Member of the Australian Capital Territory Legislative Assembly
- In office 15 February 1992 – 18 February 1995

Member of the Australian Capital Territory Legislative Assembly for Brindabella
- In office 18 February 1995 – 30 January 1997
- Succeeded by: Louise Littlewood

Personal details
- Born: Anthony Joseph De Domenico 29 December 1950 (age 75) Alexandria, Egypt
- Party: Liberal

= Tony De Domenico =

Australian politician

Anthony Joseph De Domenico (born 29 December 1950) is an Australian politician and was a member of the Australian Capital Territory Legislative Assembly elected to the multi-member single constituency Assembly and later elected to represent the multi-member electorate of Brindabella for the Liberal Party.

De Dominico was born in Alexandria, Egypt, to Italian parents from southern Italy, then emigrated to Melbourne, Australia at the age of 4. He worked as a journalist, and unsuccessfully ran for election for Reservoir at the 1976 Victorian state election. He then moved to Canberra in 1981, where he was involved in Liberal Party politics.

De Domenico was initially elected the second ACT Legislative Assembly in 1992, and elected to represent Brindabella in the Assembly in 1995 general election. In 1995, De Domenico was accused of sexual harassment by a former staff member, but the ACT Discrimination Commissioner, Robin Burnett, dismissed the allegations as unsubstantiated. De Domenico resigned from the Assembly on 30 January 1997 to take up a position in the private sector and, during his parliamentary career, served as Deputy Chief Minister of the Australian Capital Territory, Minister for Industrial Relations, Minister for Urban Services and Deputy Leader of the Opposition.

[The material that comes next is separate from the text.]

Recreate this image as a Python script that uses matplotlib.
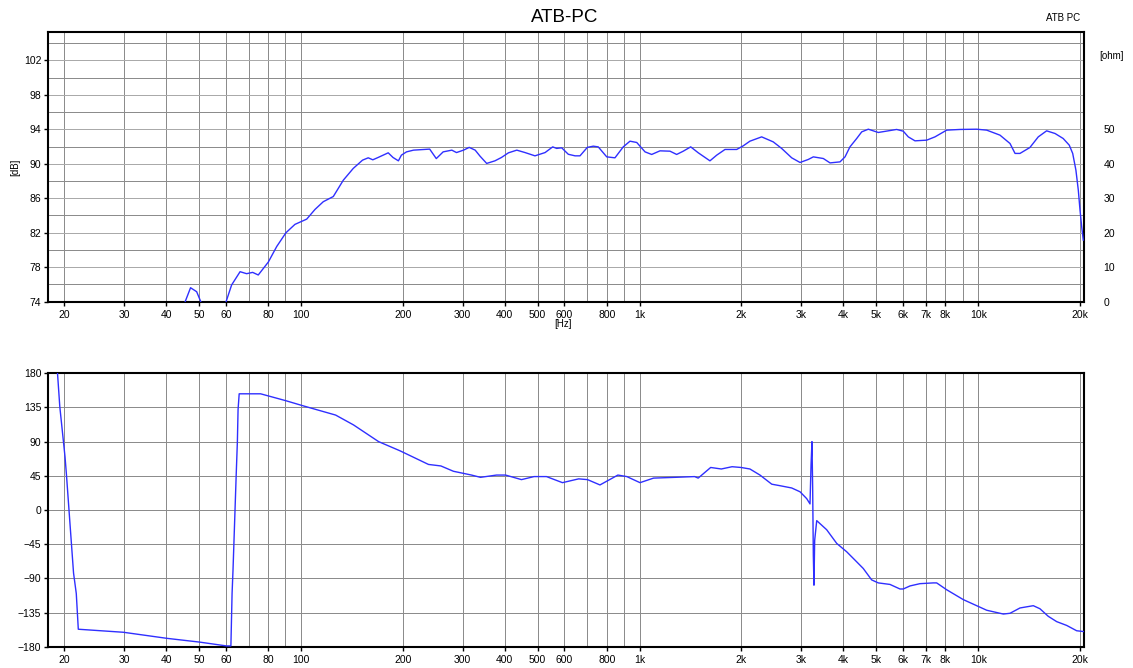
import matplotlib
matplotlib.use('Agg')
import matplotlib.pyplot as plt
from matplotlib.ticker import NullFormatter

plt.rcParams['font.family'] = ['Liberation Sans', 'DejaVu Sans']

# ---- data ----
mag_freq = [44, 45.5, 47.2, 49.2, 50.6, 52, 58, 60.1, 62.4, 66.1,
            69.1, 72.0, 74.8, 80.1, 84.8, 90.3, 96.0, 104, 110, 116.4,
            124.6, 133.4, 142.7, 152, 158, 163, 169, 181, 187, 194,
            198, 205, 215, 240, 251, 263, 279, 288, 302, 314,
            327, 338, 353.6, 374, 391, 410, 434, 459, 491, 526,
            554, 569, 589, 616, 645, 667, 701, 730, 755, 800,
            846, 895, 937, 981, 1038, 1086, 1149, 1230, 1287, 1346,
            1416, 1491, 1614, 1690, 1788, 1936, 2024, 2118, 2294, 2482,
            2628, 2814, 2978, 3150, 3260, 3489, 3652, 3909, 4044, 4182,
            4378, 4530, 4738, 5070, 5745, 6010, 6218, 6508, 7048, 7456,
            8072, 8836, 9900, 10600, 11600, 12420, 12850, 13290, 14220, 15050,
            15930, 16870, 17830, 18580, 19020, 19440, 19760, 19990, 20220, 20440]
mag_db = [72, 74, 75.62, 75.16, 74, 72, 72, 74, 75.94, 77.48,
          77.25, 77.4, 77.1, 78.6, 80.4, 82.0, 82.97, 83.58, 84.7, 85.6,
          86.2, 88.1, 89.46, 90.42, 90.69, 90.46, 90.73, 91.27, 90.73, 90.34,
          91.0, 91.38, 91.58, 91.7, 90.6, 91.38, 91.58, 91.3, 91.58, 91.9,
          91.58, 90.88, 90.04, 90.34, 90.73, 91.27, 91.58, 91.3, 90.92, 91.3,
          91.96, 91.78, 91.85, 91.1, 90.92, 90.92, 91.9, 92.04, 91.96, 90.8,
          90.69, 91.96, 92.62, 92.47, 91.38, 91.08, 91.5, 91.46, 91.08, 91.46,
          91.96, 91.27, 90.34, 91.0, 91.66, 91.66, 92.08, 92.62, 93.12, 92.54,
          91.78, 90.69, 90.15, 90.5, 90.8, 90.61, 90.1, 90.22, 90.8, 91.96,
          92.93, 93.7, 94.01, 93.63, 93.98, 93.78, 93.12, 92.66, 92.74, 93.12,
          93.9, 93.98, 94.01, 93.9, 93.32, 92.35, 91.2, 91.2, 91.89, 93.12,
          93.82, 93.51, 92.93, 92.16, 91.2, 89.26, 86.94, 84.63, 82.69, 81.15]

phase_freq = [19.1, 19.4, 20.1, 20.3, 21.3, 21.7, 22.0, 29.9, 40.2, 50.3,
              60.3, 62.1, 62.6, 63.0, 64.4, 64.9, 65.2, 65.7, 76, 90.1,
              101.8, 126.6, 143, 169.6, 196, 216, 238, 259, 282, 319,
              339, 378, 402, 448, 488, 531, 592, 661, 702, 764,
              863, 917, 1003, 1100, 1272, 1454, 1490, 1622, 1744, 1876,
              1994, 2118, 2268, 2457, 2598, 2814, 2978, 3116, 3187, 3210,
              3230, 3245, 3260, 3274, 3290, 3336, 3570, 3822, 4090, 4328,
              4578, 4846, 5070, 5490, 5876, 6010, 6290, 6731, 7370, 7542,
              8072, 9038, 9900, 10600, 11870, 12420, 13290, 14550, 15220, 16110,
              17060, 18260, 19540, 20440]
phase_deg = [180, 136, 70, 46, -83, -110, -157, -161, -169, -174,
             -179, -179, -110, -79, 48, 90, 132, 153, 153, 144,
             137, 125, 112, 90, 78, 69, 60, 58, 51, 46,
             43, 46, 46, 40, 44, 44, 36, 41, 40, 33,
             46, 44, 36, 42, 43, 44, 42, 56, 54, 57,
             56, 54, 46, 34, 32, 29, 24, 15, 8, 60,
             90, 30, -60, -99, -40, -14, -26, -44, -55, -66,
             -77, -92, -96, -98, -104, -104, -100, -97, -96, -96,
             -105, -118, -126, -132, -137, -136, -129, -126, -130, -140,
             -147, -152, -159, -160]

freq_ticks = [20, 30, 40, 50, 60, 80, 100, 200, 300, 400, 500, 600, 800,
              1000, 2000, 3000, 4000, 5000, 6000, 7000, 8000, 10000, 20000]
freq_labels = ['20', '30', '40', '50', '60', '80', '100', '200', '300', '400',
               '500', '600', '800', '1k', '2k', '3k', '4k', '5k', '6k', '7k',
               '8k', '10k', '20k']
grid_freqs = [20, 30, 40, 50, 60, 70, 80, 90, 100, 200, 300, 400, 500, 600,
              700, 800, 900, 1000, 2000, 3000, 4000, 5000, 6000, 7000, 8000,
              9000, 10000, 20000]
db_ticks = [74, 78, 82, 86, 90, 94, 98, 102]
db_minor = [76, 80, 84, 88, 92, 96, 100, 104]
ohm_ticks = [0, 10, 20, 30, 40, 50]
deg_ticks = [-180, -135, -90, -45, 0, 45, 90, 135, 180]

# ---- styling ----
W, H = 1133, 668
XMIN, XMAX = 17.94, 20540
DB_MIN, DB_MAX = 74, 105.25
LINE_COLOR = '#2f2fff'
GRID_COLOR = '#8c8c8c'
TICK_FS = 7.5

fig = plt.figure(figsize=(W / 100, H / 100), dpi=100)
fig.patch.set_facecolor('white')

left = 48.3 / W
width = (1084 - 48.3) / W
ax1 = fig.add_axes([left, (H - 301.7) / H, width, (301.7 - 32.3) / H])
ax3 = fig.add_axes([left, (H - 646.7) / H, width, (646.7 - 373.3) / H])

GKW = dict(lw=0.72, antialiased=False)


def style_axis(ax):
    ax.set_xscale('log')
    ax.set_xlim(XMIN, XMAX)
    ax.set_xticks(freq_ticks)
    ax.set_xticklabels(freq_labels)
    ax.set_xticks(grid_freqs, minor=True)
    ax.xaxis.set_minor_formatter(NullFormatter())
    ax.tick_params(axis='x', which='minor', length=0)
    ax.tick_params(axis='both', which='major', direction='out', length=3,
                   width=1, labelsize=TICK_FS, pad=2, colors='black')
    ax.tick_params(axis='x', which='major', pad=3)
    ax.grid(True, which='minor', axis='x', color=GRID_COLOR, **GKW)
    ax.grid(True, which='major', axis='x', color=GRID_COLOR, **GKW)
    for s in ax.spines.values():
        s.set_color('black')
        s.set_linewidth(1.5)
    ax.set_axisbelow(True)


# ---- magnitude ----
style_axis(ax1)
ax1.set_ylim(DB_MIN, DB_MAX)
ax1.set_yticks(db_ticks)
ax1.set_yticks(db_minor, minor=True)
ax1.tick_params(axis='y', which='minor', length=0)
ax1.grid(True, which='major', axis='y', color='#aaaaaa', **GKW)
ax1.grid(True, which='minor', axis='y', color='#8c8c8c', **GKW)
ax1.plot(mag_freq, mag_db, color=LINE_COLOR, lw=1.0, clip_on=True, zorder=3)

ax2 = ax1.twinx()
ax2.set_ylim(0, (DB_MAX - DB_MIN) * 2.5)
ax2.set_yticks(ohm_ticks)
ax2.tick_params(axis='y', length=0, pad=14, labelsize=TICK_FS)
for s in ax2.spines.values():
    s.set_visible(False)

# ---- phase ----
style_axis(ax3)
ax3.set_ylim(-180, 180)
ax3.set_yticks(deg_ticks)
ax3.grid(True, which='major', axis='y', color=GRID_COLOR, **GKW)
ax3.plot(phase_freq, phase_deg, color=LINE_COLOR, lw=1.0, zorder=3)

# ---- texts ----
fig.text(565 / W, 1 - 18 / H, 'ATB-PC', ha='center', va='center', fontsize=13.5)
fig.text(1063 / W, 1 - 18 / H, 'ATB PC', ha='center', va='center', fontsize=7)
fig.text(1112 / W, 1 - 56 / H, '[ohm]', ha='center', va='center', fontsize=7)
fig.text(15 / W, 1 - 167 / H, '[dB]', ha='center', va='center', fontsize=7,
         rotation=90)
fig.text(563 / W, 1 - 324 / H, '[Hz]', ha='center', va='center', fontsize=7)

fig.savefig('out.png', dpi=100, facecolor='white')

Between 2000 and 2003, De Domenico was based in Milan, Italy, as a trade commissioner; and since 2004, has been executive director of the Victorian division of the Urban Development Institute of Australia. Prior to his election, De Domenico was president of the Canberra Chamber of Commerce.

De Domenico is currently chairman of the board of Bertocchi Smallgoods in Melbourne.